Recent policy measures by the government to improve the investment climate and boost private consumption and investment will help India to lift economic growth in the next two fiscal years, according to a new report from the Asian Development Bank (ADB). Declining fuel and food prices are also expected to provide an impetus for domestic consumption. Reversing two years of declining growth, India’s gross domestic product (GDP) is projected to rise to 7.2 per cent in fiscal 2019, says ADB’s Asian Development Outlook (ADO) 2019. GDP if further expected to rise to 7.3 per cent in FY20 as reforms to improve the business and investment climate take effect. ADO is ADB’s annual flagship economic publication.
“India will remain one of the fastestgrowing major economies in the world this year given strong household spending and corporate fundamentals,” said ADB Chief Economist Yasuyuki Sawada. “India has a golden opportunity to cement recent economic gains by becoming more integrated in global value chains. The country’s young workforce, an improving business climate, and a renewed focus on export expansion all support this.”
ADO 2019 mentions that income support to farmers, hikes in procurement prices for food grains, and tax relief to tax payers earning less than Rs. 5,00,000 will boost household income. “Downside risks to growth include a higher-than-expected moderation in global demand and a potential escalation of trade tensions.

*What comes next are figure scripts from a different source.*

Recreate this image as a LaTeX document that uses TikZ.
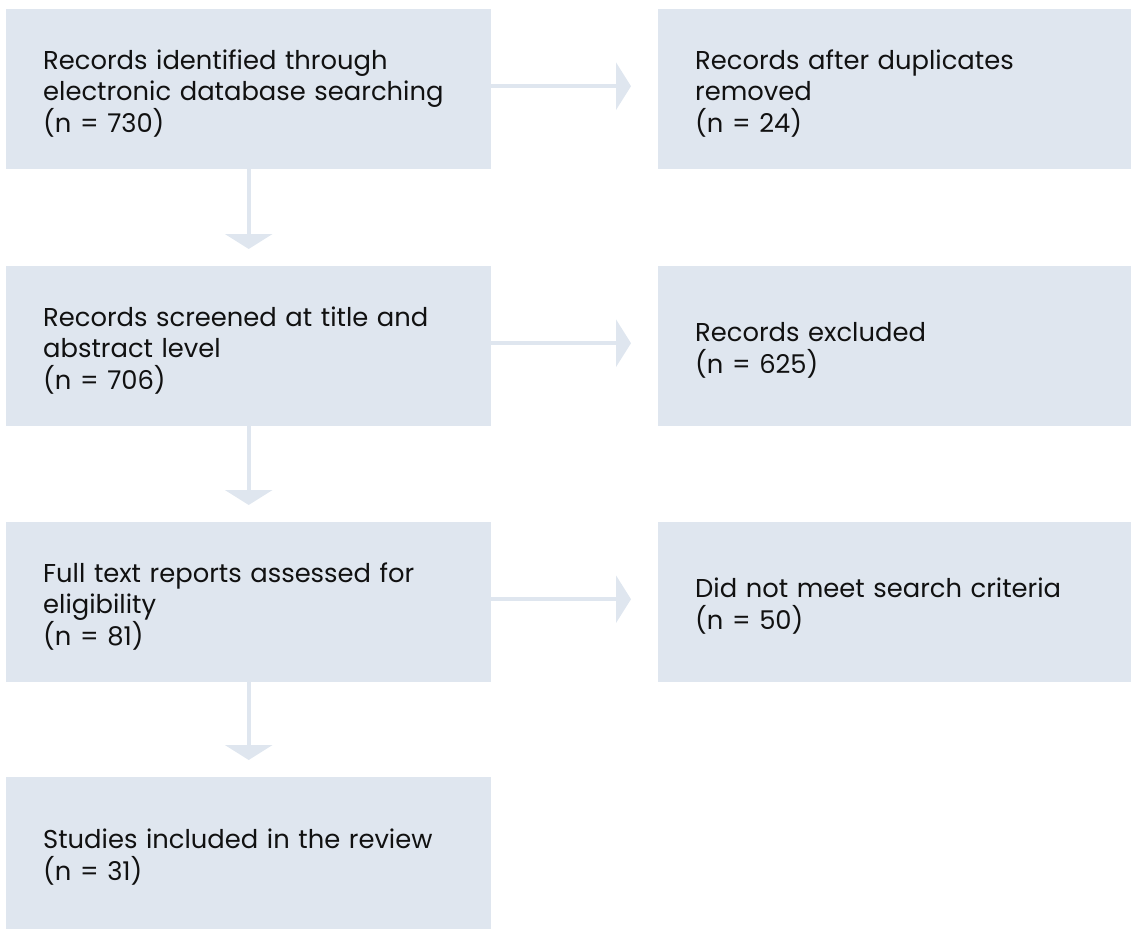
\documentclass[tikz,border=0pt]{standalone}
\usepackage{fontspec}
\setmainfont{Poppins}
\usetikzlibrary{arrows.meta, positioning}
\definecolor{boxblue}{HTML}{DFE6EF}
\definecolor{inkblack}{HTML}{111111}

\begin{document}
\begin{tikzpicture}[
    x=1pt, y=-1pt,
    >={Triangle[length=15pt, width=47pt]},
    every node/.style={text=inkblack},
    stage/.style={fill=boxblue, anchor=north west, align=left,
      font=\fontsize{25.8}{31.8}\selectfont, inner xsep=37pt, inner ysep=0pt,
      minimum height=160pt, text width=411pt,
      execute at begin node={\rule{0pt}{28pt}}},
    side/.style={stage, text width=399pt},
    flow/.style={->, boxblue, line width=4pt},
  ]

  % Page
  \useasboundingbox (0,0) rectangle (1131,929);

  % === Left column ===
  \node[stage] (ident) at (6,9)
    {Records identified through\\electronic database searching\\(n = 730)};
  \node[stage] (screen) at (6,266)
    {Records screened at title and\\abstract level\\(n = 706)};
  \node[stage] (full) at (6,522)
    {Full text reports assessed for\\eligibility\\(n = 81)};
  \node[stage, minimum height=152pt] (incl) at (6,777)
    {Studies included in the review\\(n = 31)};

  % === Right column ===
  \node[side] (dupl) at (658,9)
    {Records after duplicates\\removed\\(n = 24)};
  \node[side] (excl) at (658,266)
    {Records excluded\\(n = 625)};
  \node[side] (crit) at (658,522)
    {Did not meet search criteria\\(n = 50)};

  % Arrows down
  \draw[flow, shorten >=17pt] (ident) -- (screen);
  \draw[flow, shorten >=17pt] (screen) -- (full);
  \draw[flow, shorten >=17pt] (full) -- (incl);

  % Arrows across
  \draw[flow, shorten >=27pt] ([yshift=3pt]ident.east) -- ([yshift=3pt]dupl.west);
  \draw[flow, shorten >=27pt] ([yshift=3pt]screen.east) -- ([yshift=3pt]excl.west);
  \draw[flow, shorten >=27pt] ([yshift=3pt]full.east) -- ([yshift=3pt]crit.west);

\end{tikzpicture}
\end{document}
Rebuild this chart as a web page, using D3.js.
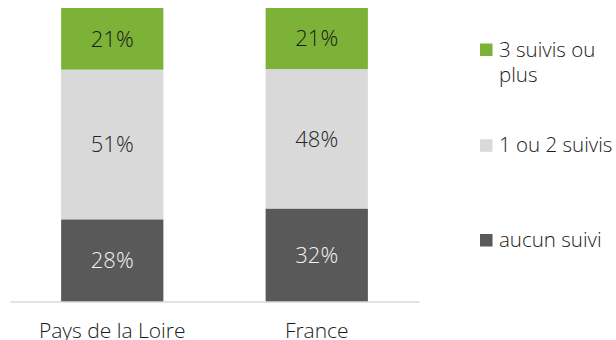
<!DOCTYPE html>
<html>
<head>
<meta charset="utf-8">
<script src="https://cdn.jsdelivr.net/npm/d3@7"></script>
<style>
  html, body { margin: 0; padding: 0; background: #fff; overflow: hidden; }
  svg { display: block; font-family: "Open Sans", "Noto Sans", sans-serif; font-weight: 300; }
</style>
</head>
<body>
<svg id="chart" width="616" height="340"></svg>
<script>
// Répartition des suivis par territoire (en %)
const categories = ["Pays de la Loire", "France"];
const seriesKeys = ["aucun", "unDeux", "troisPlus"];
const aucunSuivi = [28, 32];
const unOuDeuxSuivis = [51, 48];
const troisSuivisOuPlus = [21, 21];

const colors = { aucun: "#595959", unDeux: "#d9d9d9", troisPlus: "#7db239" };
const labelColors = { aucun: "#f2f2f2", unDeux: "#262626", troisPlus: "#1a1a1a" };

const rows = categories.map((c, i) => ({
  cat: c,
  aucun: aucunSuivi[i],
  unDeux: unOuDeuxSuivis[i],
  troisPlus: troisSuivisOuPlus[i]
}));

const svg = d3.select("#chart");

const x = d3.scaleBand()
  .domain(categories)
  .range([10, 419])
  .paddingInner(0.5)
  .paddingOuter(0.25);

const y = d3.scaleLinear().domain([0, 1]).range([301.5, 8]);

// empilement à 100 %
const stack = d3.stack().keys(seriesKeys).offset(d3.stackOffsetExpand);
const layers = stack(rows);

const g = svg.append("g");
layers.forEach(layer => {
  const key = layer.key;
  g.selectAll(null)
    .data(layer)
    .enter()
    .append("rect")
    .attr("x", d => x(d.data.cat))
    .attr("width", x.bandwidth())
    .attr("y", d => y(d[1]))
    .attr("height", d => y(d[0]) - y(d[1]))
    .attr("fill", colors[key]);

  g.selectAll(null)
    .data(layer)
    .enter()
    .append("text")
    .attr("x", d => x(d.data.cat) + x.bandwidth() / 2)
    .attr("y", d => (y(d[0]) + y(d[1])) / 2)
    .attr("dy", "0.36em")
    .attr("text-anchor", "middle")
    .attr("font-size", 22)
    .attr("fill", labelColors[key])
    .text(d => d.data[key] + "%");
});

// axe des catégories
const axis = d3.axisBottom(x).tickSize(0);
const axisG = svg.append("g")
  .attr("transform", `translate(0,${y(0)})`)
  .call(axis);
axisG.select(".domain").attr("stroke", "#c8c8c8").attr("stroke-width", 1.2);
axisG.selectAll("text")
  .attr("y", 36)
  .attr("dy", null)
  .attr("font-size", 21)
  .attr("font-family", "'Open Sans', 'Noto Sans', sans-serif")
  .attr("font-weight", 300)
  .attr("fill", "#1a1a1a");

// légende
const legendItems = [
  { key: "troisPlus", lines: ["3 suivis ou", "plus"], y: 56.5 },
  { key: "unDeux", lines: ["1 ou 2 suivis"], y: 152.3 },
  { key: "aucun", lines: ["aucun suivi"], y: 247 }
];
const legend = svg.append("g");
legendItems.forEach(item => {
  legend.append("rect")
    .attr("x", 480)
    .attr("y", item.y - 13)
    .attr("width", 12.5)
    .attr("height", 12.5)
    .attr("fill", colors[item.key]);
  const t = legend.append("text")
    .attr("x", 499)
    .attr("y", item.y)
    .attr("font-size", 20.5)
    .attr("fill", "#1a1a1a");
  item.lines.forEach((line, i) => {
    t.append("tspan")
      .attr("x", 499)
      .attr("dy", i === 0 ? 0 : 25)
      .text(line);
  });
});
</script>
</body>
</html>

Lower-than-targeted tax revenues or a delay in strengthening bank and corporate balance sheets could also undermine economic expansion,” the ADB report said.
The ADB expects India’s current account deficit to widen a bit to 2.4 per cent of GDP in FY19 and 2.5 per cent of GDP in FY20. “The deficit is expected to be financed comfortably by capital flows, given that India has emerged as an attractive destination for foreign investment,” the report adds.